Signed-off-by: Bob Peterson <rpeterso@redhat.com>
Signed-off-by: Steven Whitehouse <swhiteho@redhat.com>
fs/gfs2/incore.h
fs/gfs2/rgrp.c

index 39e7e9959b7462f99a7d04dff4759445f581d9df..1b899187be5aae15719bec953a37d555618b285c 100644 (file)
@@ -97,6 +97,7 @@ struct gfs2_rgrpd {
 #define GFS2_RDF_CHECK         0x10000000 /* check for unlinked inodes */
 #define GFS2_RDF_UPTODATE      0x20000000 /* rg is up to date */
 #define GFS2_RDF_ERROR         0x40000000 /* error in rg */
+#define GFS2_RDF_PREFERRED     0x80000000 /* This rgrp is preferred */
 #define GFS2_RDF_MASK          0xf0000000 /* mask for internal flags */
        spinlock_t rd_rsspin;           /* protects reservation related vars */
        struct rb_root rd_rstree;       /* multi-block reservation tree */
index 7474c413ffd1e2c8da3d4396f3bbc31a0175805d..f4e4a0c5babe4c239af5f4b0111a65ec2d98af99 100644 (file)

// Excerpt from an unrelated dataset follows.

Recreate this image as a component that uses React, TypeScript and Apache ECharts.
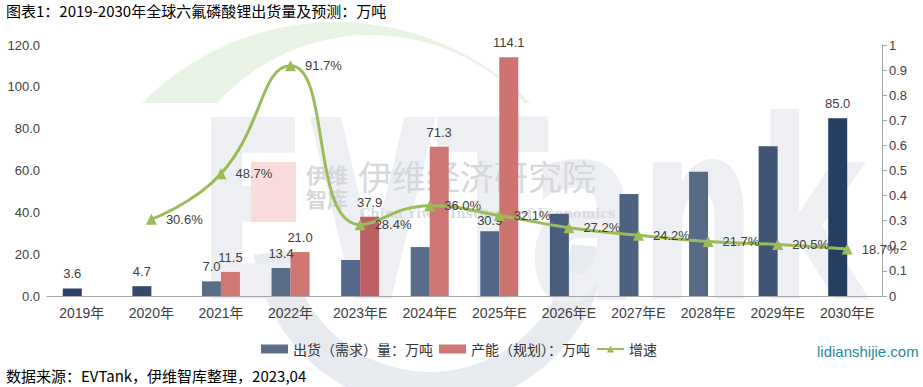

@@ -936,7 +936,7 @@ static int read_rindex_entry(struct gfs2_inode *ip)
        rgd->rd_gl->gl_vm.start = rgd->rd_addr * bsize;
        rgd->rd_gl->gl_vm.end = rgd->rd_gl->gl_vm.start + (rgd->rd_length * bsize) - 1;
        rgd->rd_rgl = (struct gfs2_rgrp_lvb *)rgd->rd_gl->gl_lksb.sb_lvbptr;
-       rgd->rd_flags &= ~GFS2_RDF_UPTODATE;
+       rgd->rd_flags &= ~(GFS2_RDF_UPTODATE | GFS2_RDF_PREFERRED);
        if (rgd->rd_data > sdp->sd_max_rg_data)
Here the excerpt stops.